Lessons from Marcus Garvey, Jamaica's First National Hero

A depiction of Marcus Garvey; photo by Mark Gstohl, used under a CC BY 2.0 license.

A depiction of Marcus Garvey; photo by Mark Gstohl, used under a CC BY 2.0 license.

This past weekend marked the 127th anniversary of Marcus Garvey‘s birthday. One of the Pan-Africanism movement's staunchest supporters, Garvey is celebrated as the first National Hero of Jamaica.

Two Jamaican bloggers, one from the diaspora and one who lives on-island, chose to commemorate the day by focusing on different aspects of his life. Litblogger Geoffrey Philp says that the example of Garvey's life and work helped him to understand a critical question for people of African descent: What does it mean to be a man? Philp explained:

After travelling through the Americas and into the center of colonial power in the West Indies, Garvey realized that […] in order to survive the brutalities of slavery [Africans] had been reduced to a childish state in which they had relinquished personal and collective power. Cowed into submission, Africans at home and abroad lived in fear of outside forces over which they had no control, and even after gaining ‘freedom,’ their existence was based on the level of servility to their former masters.

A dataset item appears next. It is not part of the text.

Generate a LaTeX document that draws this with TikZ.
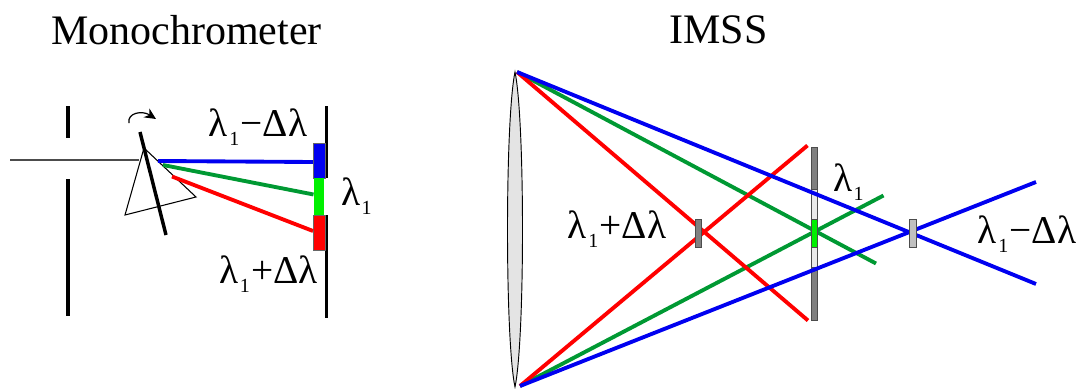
\documentclass[tikz,border=0pt]{standalone}
\usepackage{fontspec}
\setmainfont{Liberation Serif}
\usetikzlibrary{arrows.meta,positioning,calc}
\definecolor{RayBlue}{HTML}{0000F0}
\definecolor{RayGreen}{HTML}{009933}
\definecolor{RayRed}{HTML}{FF0000}
\definecolor{SlitGreen}{HTML}{00F000}
\definecolor{BarDark}{HTML}{808080}
\definecolor{BarLight}{HTML}{C0C0C0}
\definecolor{BarPale}{HTML}{EAEAEA}
\definecolor{LensGrey}{HTML}{E4E4E4}
\newcommand{\lamone}{λ\kern1pt\raisebox{-6.5pt}{\fontsize{15}{15}\selectfont 1}\kern1pt}
\begin{document}
\begin{tikzpicture}[
    x=0.75pt,y=-0.75pt,
    title/.style={font=\fontsize{31.5}{34}\selectfont,inner sep=0pt},
    lab/.style={font=\fontsize{29.5}{34}\selectfont,inner sep=0pt},
    ray/.style={line width=2.9pt},
    wall/.style={line width=2.6pt,black},
    bar/.style={draw=black!70,line width=0.7pt,inner sep=0pt,minimum width=4.6pt}
  ]
    \useasboundingbox (0,0) rectangle (1076,389);
    \node[title] (mono) at (186.5,30) {Monochrometer};
    \node[title] (imss) at (718.5,30) {IMSS};
    % monochromator
    \coordinate (slitA) at (68,106); \coordinate (slitB) at (68,138);
    \coordinate (slitC) at (68,179); \coordinate (slitD) at (68,316);
    \coordinate (beamIn) at (10,160); \coordinate (beamOut) at (139,160);
    \coordinate (mirrorA) at (140,132); \coordinate (mirrorB) at (166,235);
    \coordinate (prismA) at (144,148); \coordinate (prismB) at (196,197); \coordinate (prismC) at (125,215);
    \coordinate (turnA) at (129,123); \coordinate (turnB) at (156,119);
    \draw[wall] (slitA)--(slitB); \draw[wall] (slitC)--(slitD);
    \draw[black!70,line width=0.8pt] (beamIn)--(beamOut);
    \draw[line width=0.8pt] (prismA)--(prismB)--(prismC)--cycle;
    \draw[wall] (mirrorA)--(mirrorB);
    \draw[-{Stealth[length=3mm,width=2.8mm]},line width=0.9pt] (turnA) .. controls (127,113) and (142,110) .. (turnB);
    \coordinate (wallA) at (326.5,106); \coordinate (wallB) at (326.5,178);
    \coordinate (wallC) at (326.5,215); \coordinate (wallD) at (326.5,318);
    \draw[wall] (wallA)--(wallB); \draw[wall] (wallC)--(wallD);
    \node[draw=black!60,line width=0.5pt,fill=RayBlue,inner sep=0pt,minimum width=9.2pt,minimum height=26pt] (monoB) at (319.5,160.5) {};
    \node[fill=SlitGreen,inner sep=0pt,minimum width=7.8pt,minimum height=27.5pt] (monoG) at (319,196.5) {};
    \node[draw=black!60,line width=0.5pt,fill=RayRed,inner sep=0pt,minimum width=9.2pt,minimum height=26pt] (monoR) at (319.5,232.5) {};
    \coordinate (srcB) at (158,161); \coordinate (srcG) at (163,165); \coordinate (srcR) at (172,176.5);
    \draw[ray,RayBlue] (srcB)--(monoB.west |- 0,162);
    \draw[ray,RayGreen] (srcG)--(monoG.west |- 0,194.5);
    \draw[ray,RayRed] (srcR)--(monoR.west |- 0,231);
    \node[lab] (minusL) at (258,127) {\lamone−Δλ};
    \node[lab] (oneL) at (357,196) {\lamone};
    \node[lab] (plusL) at (268.5,274) {\lamone+Δλ};
    % imss
    \coordinate (lensT) at (515,72); \coordinate (lensU) at (515,387);
    \draw[fill=LensGrey,line width=0.7pt] (lensT) .. controls (505,120) and (505,340) .. (lensU) .. controls (525,340) and (525,120) .. (lensT) -- cycle;
    \coordinate (topP) at (517,72); \coordinate (lowP) at (520,386);
    \node[bar,fill=BarDark,minimum height=129.7pt] (barM) at (814.3,233.8) {};
    \node[bar,fill=BarPale,minimum height=58.5pt] (barP) at (814.3,228.5) {};
    \coordinate (redA) at (808,320.5); \coordinate (redB) at (807.5,145.5);
    \coordinate (greenA) at (876,263.5); \coordinate (greenB) at (883.5,195.5);
    \coordinate (blueA) at (1036,284); \coordinate (blueB) at (1036,182);
    \draw[ray,RayGreen] (topP)--(greenA); \draw[ray,RayGreen] (lowP)--(greenB);
    \draw[ray,RayRed] (topP)--(redA); \draw[ray,RayRed] (lowP)--(redB);
    \draw[ray,RayBlue] (topP)--(blueA); \draw[ray,RayBlue] (lowP)--(blueB);
    \node[bar,fill=SlitGreen,minimum height=20.6pt] (barG) at (814.3,233.5) {};
    \node[bar,fill=BarDark,minimum height=20.6pt] (barL) at (698.5,233.5) {};
    \node[bar,fill=BarLight,minimum width=5.2pt,minimum height=20.6pt] (barR) at (913,233.5) {};
    \node[lab] (plusR) at (617,229) {\lamone+Δλ};
    \node[lab] (oneR) at (849,182) {\lamone};
    \node[lab] (minusR) at (1027,234) {\lamone−Δλ};
  \end{tikzpicture}
\end{document}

As Garvey saw it, Africans […] could either live in a reactionary state in which they only responded to crises […] or take control of their lives by assuming personal and collective responsibility.

This philosophy of personal and collective responsibility, organised around the principles like self-respect, purpose, community and education, was key to Garvey’s ideas about manhood and nationhood — and it struck Philp that nearly 75 years after his death, and in the context of the shooting in Ferguson, Missouri, “and other daily insults to Africans at home and abroad, either we can continue living in a childish, reactionary state where we do not assume responsibility for our lives or we can organize and plan accordingly. The choice, as it was then and now, is ours.”

In contrast, Carolyn Cooper, who blogs at Jamaica Woman Tongue, examined Garvey's love life, saying that Amy Jacques, his second wife, offered “an intriguing account of Marcus Garvey’s first marriage to Amy Ashwood in her book Garvey and Garveyism.” From all accounts, the first Mrs. Garvey was quite demanding and Garvey soon discovered that he could not balance his first love, the advancement of Africans, with her needs — so they divorced and he remarried. Jacques, his second wife, devoted herself to not only Garvey, but also to his work; many of his books and papers would probably not have been published without her help, but she paid for the efforts with ill health. Cooper surmised:

Having sacrificed her health for Garvey’s cause, she fleetingly rebels against the callous regime of domestic servitude she had willingly embraced.

Perhaps, Amy Jacques should have followed Amy Ashwood’s example and made a lucky escape. But who would have ensured the completion of The Philosophy and Opinions of Marcus Garvey and so consolidated the great man’s reputation?

The moral of this love story is quite complicated: Great men often need self-sacrificing wives.